A 'value-added tax' isn't so hot, one analyst says

Charles E. McLure Jr. an economist who has been studying the "value-added tax" -- now a hot idea in Congress -- since the mid-1960s, concludes: "The more I look at it, the more I am not convinced of it. This 'many splendored' tax has a lot of problems. It comes out a loser in the horse race with any other tax I can think of."

The objections to the value-added tax (VAT) by Mr. McLure, who is vice-president of the National Bureau of Economic Research, and other critics has prompted Rep. Al Ullman (D) of Oregon, chairman of the tax-writing House Ways and Means Committee, to consider some important changes in his proposal for a 10 percent VAT.

The VAT is basically a sales tax, but one not collected in a simple way. Under it, if a farmer sells $80 worth of lettuce to a wholesaler, he would pay $ 8 of tax. When the wholesaler sells this lettuce to the retailer for $100, he is liable to a tax of $10, but gets a credit for the $8 in tax paid by the farmer. So he pays only $2 -- the amount of "value added." When the retailer sells the lettuce for $120, he is liable to a tax of $12 but pays only $2 on the value added.

For many years now VAT has been a major source of government revenue in the European Community. Every so often it has roused some interest in the United States as a possible way to stimulate exports or encourage savings and investment rather than consumption. But the ideas have not gone far in Congress.

Today, however, the VAT has an important champion in Mr. Ullman. In October, he proposed a VAT as part of a sweeping new plan to revamp the basic US tax system. He wanted to use the $130 billion in new revenues from a VAT to trim the federal income tax and the social security tax by about $50 billion each.

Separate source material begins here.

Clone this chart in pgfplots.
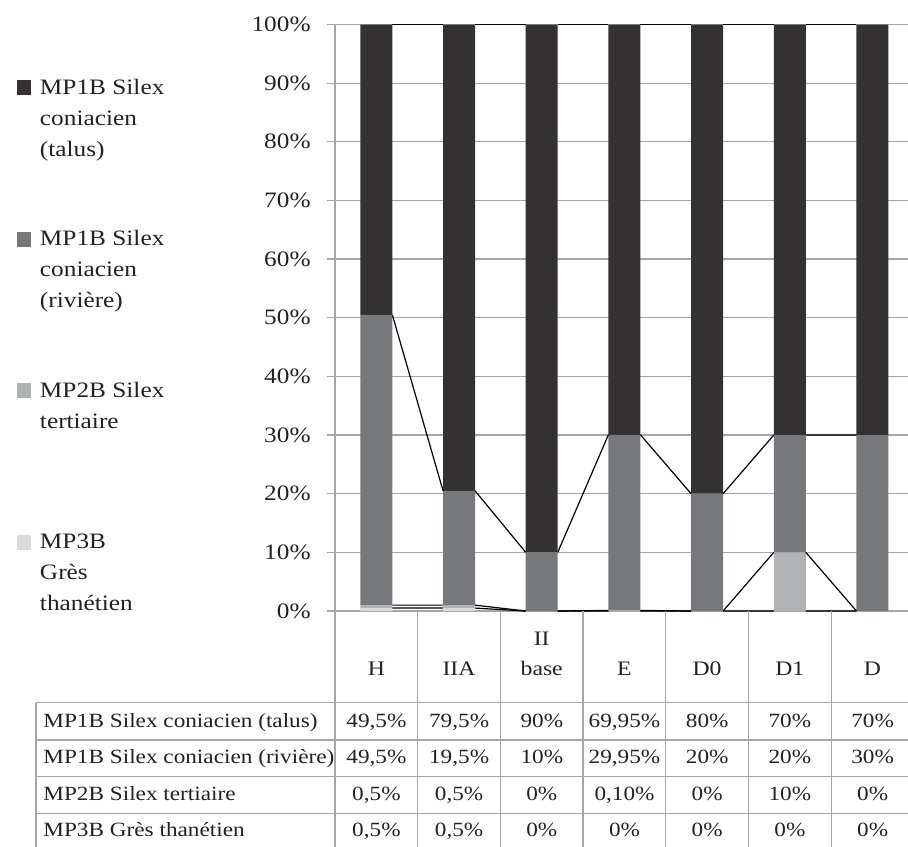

Now, according to a report from Washington, he is reworking his plan to ease some of the objections. Mr. McLure looks at the merits and demerits of the VAT under six topics:

1. Effects on capital formation. Both the corporate and personal income taxes penalize savings and encourage consumption. The person who saves and invests pays taxes on the interest or dividends earned. The individual who buys goods is subject to no taxation or low taxation on them, but would face a greater tax bill under VAT. However, replacing part of the social security payroll tax with VAT revenues would not do much to stimulate capital formation, Mr. McLure says. He and Mr. Ullman would agree the nation needs more investment in modern plant and equipment to improve productivity and thereby the US standard of living and international competitiveness.

2. Tax neutrality. Any value-added tax that is likely to be adopted will probably be substantially less neutral (a neutral tax does not favor any one economic activity over another) than its advocates like to believe, Mr. McLure says. In fact, it might be less neutral than the social security tax, if not the personal income tax.But it would be more neutral than the corporate income tax and in this case would result in a net improvement in the allocation of the nation's scarce resources.

In testimony to Congress Nov. 15, Mr. McLure said he assumed the VAT would have to exempt food, housing, and such important services as medical care, legal expenses, public transportation, and so forth. Congressman Ullman's revisions do exempt food, shelter, medical care, and government services entirely.

3. Distribution of tax burdens. If the VAT were imposed at a uniform rate on all consumption, it would be regressive -- hitting low-income taxpayers harder than those with high incomes. That's because spending on goods and services takes a lower fraction of personal income as income rises. The social security tax is also regressive. But the personal income tax is progressive -- hitting the well- to-do harder than those in lower income brackets.

Mr. Ullman's proposed exemptions (instead of a reduced rate of 5 percent for these items in the original proposal) would ease the regressive nature of the tax somewhat. They would also lower revenues from $130 billion to about $90 billion, trimming the size of the offsetting tax cuts.

4. Price effects. Mr. McLure estimates that a 10 percent VAT would shove up consumer prices 5 percent.

5. International effects. The imposition of VAT would do little to stimulate US exports, Mr. McLure figures. In any event, in a floating-exchange-rate regime, the dollar would soon adjust to cancel out any initial advantages.

6. Revenue yield and growth of government. He is concerned that Congress, seeing a new pile of money available from the VAT, would quickly spend it, boosting the government's role in the economy. To counter this fear, Mr. Ullman now proposes to limit government spending to a fixed percentage of the nation's gross national product -- its total output of goods and services. That percentage would indeed be reduced over the years.

Weighing the overall pros and cons, Mr. McLure still comes out thumbs down on the VAT. If the nation did go a sales-tax route, however, he would prefer a simple retail sales tax, because of its administrative ease and the experience of more than 40 states with it. The VAT, he says, "seems a little silly."